Problem details
Don't include pictures. Quote the lines below from the first through the line that contains "Chart.register(...registerables);".

Extracted information
■ ■ ■ ■ ■ ■ ■

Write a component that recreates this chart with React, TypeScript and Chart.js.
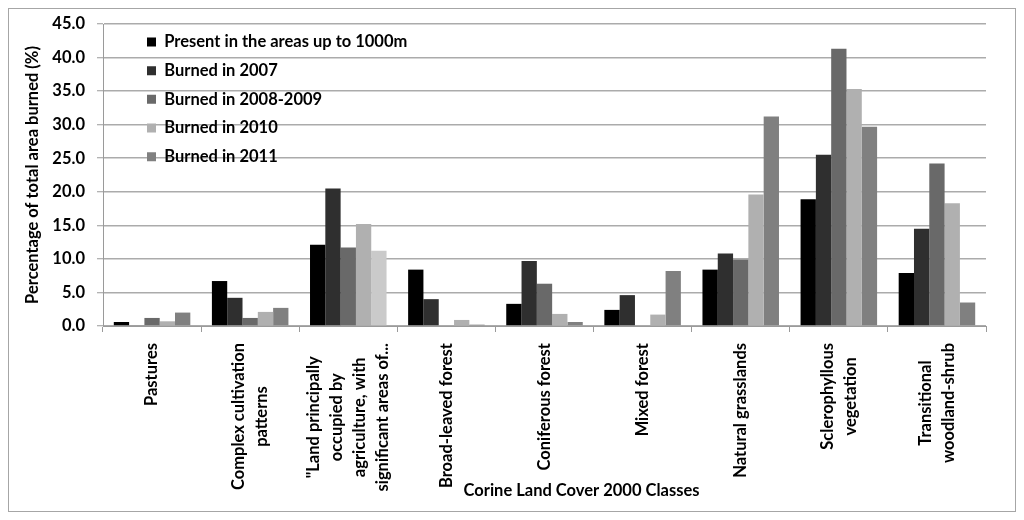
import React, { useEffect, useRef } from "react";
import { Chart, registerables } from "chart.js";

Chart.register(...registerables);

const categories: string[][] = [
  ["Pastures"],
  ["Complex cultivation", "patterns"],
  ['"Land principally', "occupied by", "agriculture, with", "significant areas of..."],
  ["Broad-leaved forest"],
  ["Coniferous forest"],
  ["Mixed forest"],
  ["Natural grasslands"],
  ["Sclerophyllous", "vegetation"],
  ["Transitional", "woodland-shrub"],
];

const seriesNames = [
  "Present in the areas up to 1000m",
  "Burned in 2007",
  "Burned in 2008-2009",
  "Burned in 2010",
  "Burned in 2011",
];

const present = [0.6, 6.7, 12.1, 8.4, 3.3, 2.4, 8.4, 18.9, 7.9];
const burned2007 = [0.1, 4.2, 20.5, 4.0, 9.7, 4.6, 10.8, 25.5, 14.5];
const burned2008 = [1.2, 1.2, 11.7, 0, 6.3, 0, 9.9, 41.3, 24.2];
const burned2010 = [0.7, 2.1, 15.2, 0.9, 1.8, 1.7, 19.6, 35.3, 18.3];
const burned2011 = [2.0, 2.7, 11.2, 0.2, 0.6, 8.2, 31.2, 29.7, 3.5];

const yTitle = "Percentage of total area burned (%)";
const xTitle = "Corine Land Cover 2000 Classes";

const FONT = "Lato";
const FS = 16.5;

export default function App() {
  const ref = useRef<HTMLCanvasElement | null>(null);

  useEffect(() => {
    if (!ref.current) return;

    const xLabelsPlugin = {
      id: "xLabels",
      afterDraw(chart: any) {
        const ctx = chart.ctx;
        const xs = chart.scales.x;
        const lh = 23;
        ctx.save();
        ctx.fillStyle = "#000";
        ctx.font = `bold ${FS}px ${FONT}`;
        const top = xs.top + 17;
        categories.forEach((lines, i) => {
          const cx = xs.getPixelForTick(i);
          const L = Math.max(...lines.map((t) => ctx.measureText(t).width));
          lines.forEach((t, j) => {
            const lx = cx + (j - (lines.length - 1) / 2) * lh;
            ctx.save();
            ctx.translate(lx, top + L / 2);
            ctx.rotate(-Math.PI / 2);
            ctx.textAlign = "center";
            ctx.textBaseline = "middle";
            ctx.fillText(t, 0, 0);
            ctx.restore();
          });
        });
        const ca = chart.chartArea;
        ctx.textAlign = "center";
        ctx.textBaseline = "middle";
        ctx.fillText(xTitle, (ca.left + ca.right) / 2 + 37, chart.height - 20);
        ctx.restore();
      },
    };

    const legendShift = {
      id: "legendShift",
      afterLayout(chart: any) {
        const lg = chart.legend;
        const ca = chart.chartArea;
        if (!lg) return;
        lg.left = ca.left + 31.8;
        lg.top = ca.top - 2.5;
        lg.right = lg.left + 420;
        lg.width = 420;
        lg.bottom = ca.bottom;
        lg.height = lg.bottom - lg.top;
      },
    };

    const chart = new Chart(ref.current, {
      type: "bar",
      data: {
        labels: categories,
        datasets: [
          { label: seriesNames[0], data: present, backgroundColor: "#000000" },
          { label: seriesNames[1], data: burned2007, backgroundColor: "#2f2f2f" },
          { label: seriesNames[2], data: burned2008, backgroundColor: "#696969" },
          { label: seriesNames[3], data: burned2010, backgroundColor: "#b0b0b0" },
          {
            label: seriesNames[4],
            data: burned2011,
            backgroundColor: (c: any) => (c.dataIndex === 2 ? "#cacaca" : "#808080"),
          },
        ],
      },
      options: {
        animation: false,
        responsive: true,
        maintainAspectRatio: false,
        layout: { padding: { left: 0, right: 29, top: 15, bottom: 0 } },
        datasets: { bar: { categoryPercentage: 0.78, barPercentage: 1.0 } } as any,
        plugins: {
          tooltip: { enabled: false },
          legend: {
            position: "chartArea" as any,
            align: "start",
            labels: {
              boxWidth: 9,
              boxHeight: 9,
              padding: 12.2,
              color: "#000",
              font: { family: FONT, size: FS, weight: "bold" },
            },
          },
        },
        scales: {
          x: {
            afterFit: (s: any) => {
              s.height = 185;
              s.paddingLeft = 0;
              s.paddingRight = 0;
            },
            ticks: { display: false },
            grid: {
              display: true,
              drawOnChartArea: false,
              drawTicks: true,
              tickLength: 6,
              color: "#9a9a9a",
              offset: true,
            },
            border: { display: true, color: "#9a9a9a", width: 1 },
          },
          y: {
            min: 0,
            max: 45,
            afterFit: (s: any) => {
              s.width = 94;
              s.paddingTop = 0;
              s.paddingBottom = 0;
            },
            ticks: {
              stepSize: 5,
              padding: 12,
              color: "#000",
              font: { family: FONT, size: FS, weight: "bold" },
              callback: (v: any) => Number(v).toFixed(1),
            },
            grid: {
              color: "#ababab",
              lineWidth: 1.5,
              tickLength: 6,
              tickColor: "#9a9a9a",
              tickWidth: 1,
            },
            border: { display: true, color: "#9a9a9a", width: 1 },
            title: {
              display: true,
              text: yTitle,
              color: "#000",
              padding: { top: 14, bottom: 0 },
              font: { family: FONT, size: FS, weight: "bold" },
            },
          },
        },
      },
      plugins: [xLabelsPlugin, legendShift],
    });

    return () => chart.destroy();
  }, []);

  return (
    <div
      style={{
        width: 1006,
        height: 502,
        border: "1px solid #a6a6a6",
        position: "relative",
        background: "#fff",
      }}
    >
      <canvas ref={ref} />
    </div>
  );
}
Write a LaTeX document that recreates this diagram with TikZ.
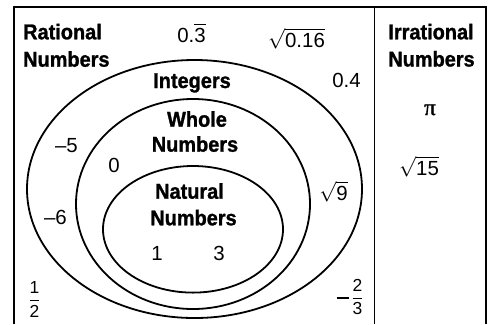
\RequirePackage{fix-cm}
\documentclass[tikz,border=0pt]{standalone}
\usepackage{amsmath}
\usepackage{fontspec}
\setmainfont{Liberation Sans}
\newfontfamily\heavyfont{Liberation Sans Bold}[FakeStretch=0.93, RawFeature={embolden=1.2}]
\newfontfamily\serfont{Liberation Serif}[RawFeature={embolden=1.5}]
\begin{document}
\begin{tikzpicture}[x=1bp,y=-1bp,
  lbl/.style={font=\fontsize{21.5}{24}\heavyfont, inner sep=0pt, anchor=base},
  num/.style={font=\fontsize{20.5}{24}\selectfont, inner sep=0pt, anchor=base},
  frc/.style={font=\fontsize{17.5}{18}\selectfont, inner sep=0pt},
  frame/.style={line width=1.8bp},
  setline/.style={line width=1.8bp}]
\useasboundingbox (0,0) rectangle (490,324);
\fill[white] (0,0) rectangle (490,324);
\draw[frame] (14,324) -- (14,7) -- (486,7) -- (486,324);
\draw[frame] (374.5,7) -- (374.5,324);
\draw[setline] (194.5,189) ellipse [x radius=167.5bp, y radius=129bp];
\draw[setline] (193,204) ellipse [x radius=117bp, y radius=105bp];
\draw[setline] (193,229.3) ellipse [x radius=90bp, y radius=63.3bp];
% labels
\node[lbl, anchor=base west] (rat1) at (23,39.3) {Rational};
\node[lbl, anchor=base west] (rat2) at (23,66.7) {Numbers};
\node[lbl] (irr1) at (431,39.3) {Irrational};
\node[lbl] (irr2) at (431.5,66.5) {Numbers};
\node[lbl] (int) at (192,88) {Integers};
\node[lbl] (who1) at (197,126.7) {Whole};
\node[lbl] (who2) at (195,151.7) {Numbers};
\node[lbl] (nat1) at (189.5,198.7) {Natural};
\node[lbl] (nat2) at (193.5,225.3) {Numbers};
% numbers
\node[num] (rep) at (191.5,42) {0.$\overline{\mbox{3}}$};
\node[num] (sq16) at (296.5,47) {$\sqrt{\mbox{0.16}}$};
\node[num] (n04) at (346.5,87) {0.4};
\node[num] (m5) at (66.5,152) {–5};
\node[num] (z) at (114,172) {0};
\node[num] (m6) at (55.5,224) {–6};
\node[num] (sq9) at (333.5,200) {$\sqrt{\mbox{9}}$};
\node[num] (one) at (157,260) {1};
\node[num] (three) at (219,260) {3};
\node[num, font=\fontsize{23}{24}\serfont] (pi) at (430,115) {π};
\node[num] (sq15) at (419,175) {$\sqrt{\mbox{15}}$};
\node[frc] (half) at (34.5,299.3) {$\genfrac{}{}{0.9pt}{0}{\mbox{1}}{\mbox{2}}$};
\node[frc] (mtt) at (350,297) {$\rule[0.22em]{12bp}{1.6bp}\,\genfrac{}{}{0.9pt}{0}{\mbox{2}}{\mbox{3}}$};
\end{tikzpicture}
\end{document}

■ ■ ■ ■ ■ ■ ■

Correct response
Write a component that recreates this chart with React, TypeScript and Chart.js.
import React, { useEffect, useRef } from "react";
import { Chart, registerables } from "chart.js";

Chart.register(...registerables);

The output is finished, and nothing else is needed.